:: STATED EXERCISE ::
Starting at the line that contains "Output the Python" and stopping at the line that contains "plt.rcParams['font.family'] = ['Noto", copy every line exactly, both ends included, without the pictures.

:: Code that draws figures ::
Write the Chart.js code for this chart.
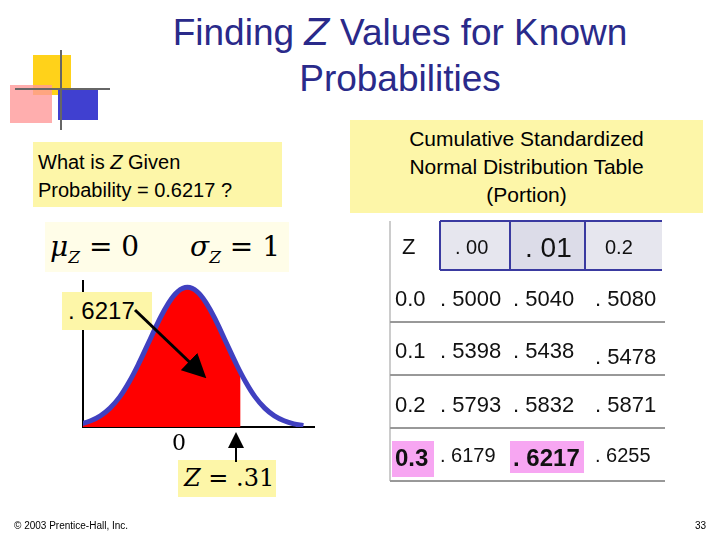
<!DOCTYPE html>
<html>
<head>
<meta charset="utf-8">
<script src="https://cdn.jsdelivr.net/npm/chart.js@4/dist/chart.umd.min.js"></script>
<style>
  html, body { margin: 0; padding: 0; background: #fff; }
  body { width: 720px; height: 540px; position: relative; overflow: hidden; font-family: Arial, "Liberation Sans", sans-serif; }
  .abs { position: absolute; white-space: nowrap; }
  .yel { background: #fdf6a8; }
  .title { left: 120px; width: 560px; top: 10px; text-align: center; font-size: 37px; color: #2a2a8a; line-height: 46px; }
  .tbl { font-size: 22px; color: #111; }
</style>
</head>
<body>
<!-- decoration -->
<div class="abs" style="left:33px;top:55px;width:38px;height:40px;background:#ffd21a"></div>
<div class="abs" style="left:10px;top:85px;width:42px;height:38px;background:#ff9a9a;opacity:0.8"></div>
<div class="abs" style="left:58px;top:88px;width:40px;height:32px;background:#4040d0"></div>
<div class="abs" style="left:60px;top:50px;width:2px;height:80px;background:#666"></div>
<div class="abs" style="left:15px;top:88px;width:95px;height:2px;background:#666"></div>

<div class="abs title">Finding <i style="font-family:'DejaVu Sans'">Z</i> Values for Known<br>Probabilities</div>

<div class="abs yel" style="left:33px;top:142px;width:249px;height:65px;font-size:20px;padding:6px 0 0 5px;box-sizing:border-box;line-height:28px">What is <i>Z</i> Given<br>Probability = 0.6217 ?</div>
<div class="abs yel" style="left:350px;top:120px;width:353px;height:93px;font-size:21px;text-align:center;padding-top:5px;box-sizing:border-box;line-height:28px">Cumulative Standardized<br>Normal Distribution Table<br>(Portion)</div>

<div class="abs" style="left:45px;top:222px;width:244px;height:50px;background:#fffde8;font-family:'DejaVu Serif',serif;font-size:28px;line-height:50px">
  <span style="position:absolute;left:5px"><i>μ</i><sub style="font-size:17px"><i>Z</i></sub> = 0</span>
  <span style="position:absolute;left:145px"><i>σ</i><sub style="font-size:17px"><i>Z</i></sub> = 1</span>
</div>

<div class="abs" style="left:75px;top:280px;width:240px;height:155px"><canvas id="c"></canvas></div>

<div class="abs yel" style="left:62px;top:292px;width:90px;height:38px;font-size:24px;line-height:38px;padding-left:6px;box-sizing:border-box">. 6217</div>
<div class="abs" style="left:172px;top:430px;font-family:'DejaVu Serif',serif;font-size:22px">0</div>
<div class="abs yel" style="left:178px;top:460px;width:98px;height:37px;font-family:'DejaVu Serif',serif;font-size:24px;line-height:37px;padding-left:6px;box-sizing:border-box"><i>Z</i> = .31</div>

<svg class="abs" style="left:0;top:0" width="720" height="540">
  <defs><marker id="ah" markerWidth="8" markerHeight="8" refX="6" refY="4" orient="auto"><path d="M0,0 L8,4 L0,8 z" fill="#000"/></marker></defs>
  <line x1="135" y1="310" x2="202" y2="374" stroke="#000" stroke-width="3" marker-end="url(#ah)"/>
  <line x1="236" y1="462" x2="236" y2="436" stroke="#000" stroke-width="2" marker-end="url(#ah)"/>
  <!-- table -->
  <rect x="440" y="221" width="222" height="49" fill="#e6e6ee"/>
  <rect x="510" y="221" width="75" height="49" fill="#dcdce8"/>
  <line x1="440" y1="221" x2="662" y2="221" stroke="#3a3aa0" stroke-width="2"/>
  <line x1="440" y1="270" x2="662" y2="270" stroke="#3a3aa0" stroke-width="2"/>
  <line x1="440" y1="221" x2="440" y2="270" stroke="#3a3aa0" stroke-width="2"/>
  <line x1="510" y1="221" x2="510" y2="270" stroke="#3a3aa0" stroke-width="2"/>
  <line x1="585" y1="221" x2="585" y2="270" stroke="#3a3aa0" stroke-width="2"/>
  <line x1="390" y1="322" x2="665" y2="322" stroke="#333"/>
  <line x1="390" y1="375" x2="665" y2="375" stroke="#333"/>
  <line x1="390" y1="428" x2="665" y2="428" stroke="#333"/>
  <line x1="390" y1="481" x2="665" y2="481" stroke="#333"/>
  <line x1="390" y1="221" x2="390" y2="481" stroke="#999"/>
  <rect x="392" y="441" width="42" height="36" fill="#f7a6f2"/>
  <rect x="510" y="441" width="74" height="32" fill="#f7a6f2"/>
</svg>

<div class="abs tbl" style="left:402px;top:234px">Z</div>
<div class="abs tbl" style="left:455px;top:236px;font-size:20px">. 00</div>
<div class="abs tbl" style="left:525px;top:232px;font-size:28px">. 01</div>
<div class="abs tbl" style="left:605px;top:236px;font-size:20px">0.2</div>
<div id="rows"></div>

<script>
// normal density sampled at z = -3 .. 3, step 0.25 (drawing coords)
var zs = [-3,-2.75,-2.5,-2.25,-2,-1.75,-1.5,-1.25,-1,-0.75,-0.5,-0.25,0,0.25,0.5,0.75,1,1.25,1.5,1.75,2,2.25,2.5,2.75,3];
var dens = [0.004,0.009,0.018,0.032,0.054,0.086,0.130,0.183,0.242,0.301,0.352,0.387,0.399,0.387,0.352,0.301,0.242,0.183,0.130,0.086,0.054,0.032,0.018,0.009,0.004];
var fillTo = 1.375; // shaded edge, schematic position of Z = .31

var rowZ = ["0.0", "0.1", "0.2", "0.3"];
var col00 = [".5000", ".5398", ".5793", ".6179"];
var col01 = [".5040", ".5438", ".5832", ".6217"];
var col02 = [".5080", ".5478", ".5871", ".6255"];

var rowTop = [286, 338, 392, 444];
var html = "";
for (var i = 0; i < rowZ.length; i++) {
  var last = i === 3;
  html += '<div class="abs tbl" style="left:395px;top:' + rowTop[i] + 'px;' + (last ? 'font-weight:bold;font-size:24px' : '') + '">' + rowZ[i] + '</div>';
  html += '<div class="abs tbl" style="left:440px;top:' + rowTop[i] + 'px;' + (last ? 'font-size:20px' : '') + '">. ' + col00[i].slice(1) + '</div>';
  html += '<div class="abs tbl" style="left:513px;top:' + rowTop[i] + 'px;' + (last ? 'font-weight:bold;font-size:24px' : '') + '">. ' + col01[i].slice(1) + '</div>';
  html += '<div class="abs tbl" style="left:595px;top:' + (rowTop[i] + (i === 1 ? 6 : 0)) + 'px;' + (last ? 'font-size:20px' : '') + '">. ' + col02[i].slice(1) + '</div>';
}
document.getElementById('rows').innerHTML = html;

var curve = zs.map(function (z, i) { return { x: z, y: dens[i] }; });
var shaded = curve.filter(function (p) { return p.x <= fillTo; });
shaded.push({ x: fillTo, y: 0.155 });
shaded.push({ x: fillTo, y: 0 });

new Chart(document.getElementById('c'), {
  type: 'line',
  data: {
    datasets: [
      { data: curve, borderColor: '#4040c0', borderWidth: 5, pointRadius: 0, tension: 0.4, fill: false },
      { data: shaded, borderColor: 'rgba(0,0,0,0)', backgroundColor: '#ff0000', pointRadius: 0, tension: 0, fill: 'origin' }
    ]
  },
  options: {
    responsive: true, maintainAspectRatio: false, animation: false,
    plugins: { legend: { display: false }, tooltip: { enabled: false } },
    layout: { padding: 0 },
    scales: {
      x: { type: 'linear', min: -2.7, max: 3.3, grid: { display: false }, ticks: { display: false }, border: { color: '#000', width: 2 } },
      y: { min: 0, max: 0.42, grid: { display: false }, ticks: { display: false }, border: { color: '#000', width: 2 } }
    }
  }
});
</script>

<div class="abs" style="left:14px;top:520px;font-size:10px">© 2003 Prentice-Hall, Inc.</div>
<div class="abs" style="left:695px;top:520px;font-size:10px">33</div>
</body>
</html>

* * *

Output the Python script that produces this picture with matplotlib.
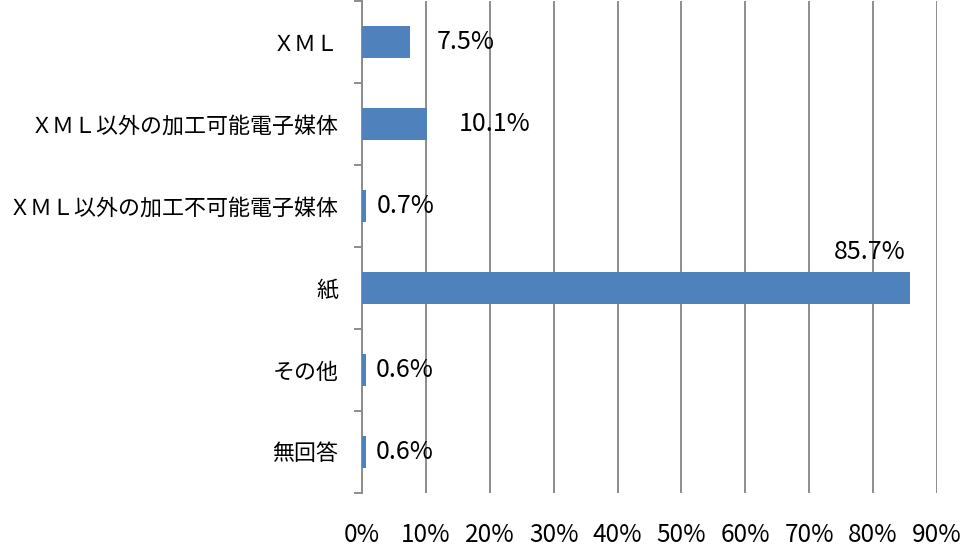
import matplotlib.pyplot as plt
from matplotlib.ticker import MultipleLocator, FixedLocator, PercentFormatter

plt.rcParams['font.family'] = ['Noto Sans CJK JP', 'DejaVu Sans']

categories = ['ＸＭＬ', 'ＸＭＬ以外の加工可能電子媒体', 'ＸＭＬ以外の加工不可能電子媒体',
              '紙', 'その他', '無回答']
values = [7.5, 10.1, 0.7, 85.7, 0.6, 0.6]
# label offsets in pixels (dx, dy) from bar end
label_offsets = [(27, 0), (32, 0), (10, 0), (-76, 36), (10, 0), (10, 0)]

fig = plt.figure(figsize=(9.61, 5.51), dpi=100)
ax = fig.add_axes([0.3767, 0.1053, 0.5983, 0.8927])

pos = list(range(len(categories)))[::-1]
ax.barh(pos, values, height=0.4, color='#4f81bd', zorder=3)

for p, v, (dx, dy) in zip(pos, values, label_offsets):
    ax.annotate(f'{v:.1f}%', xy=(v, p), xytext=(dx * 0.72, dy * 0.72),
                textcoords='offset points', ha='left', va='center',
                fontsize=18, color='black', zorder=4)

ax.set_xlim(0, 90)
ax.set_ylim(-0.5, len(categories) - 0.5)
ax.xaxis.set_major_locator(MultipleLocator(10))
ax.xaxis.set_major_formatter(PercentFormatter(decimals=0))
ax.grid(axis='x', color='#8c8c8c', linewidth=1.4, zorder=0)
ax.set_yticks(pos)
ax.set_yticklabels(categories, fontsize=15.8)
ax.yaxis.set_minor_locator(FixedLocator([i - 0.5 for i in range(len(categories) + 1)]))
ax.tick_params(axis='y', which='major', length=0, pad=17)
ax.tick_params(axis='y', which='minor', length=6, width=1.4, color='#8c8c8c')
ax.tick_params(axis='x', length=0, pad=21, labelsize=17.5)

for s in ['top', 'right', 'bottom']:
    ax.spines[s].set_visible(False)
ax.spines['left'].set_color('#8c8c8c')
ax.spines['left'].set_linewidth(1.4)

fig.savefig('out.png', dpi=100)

:: WRITTEN SOLUTION ::
Output the Python script that produces this picture with matplotlib.
import matplotlib.pyplot as plt
from matplotlib.ticker import MultipleLocator, FixedLocator, PercentFormatter

plt.rcParams['font.family'] = ['Noto Sans CJK JP', 'DejaVu Sans']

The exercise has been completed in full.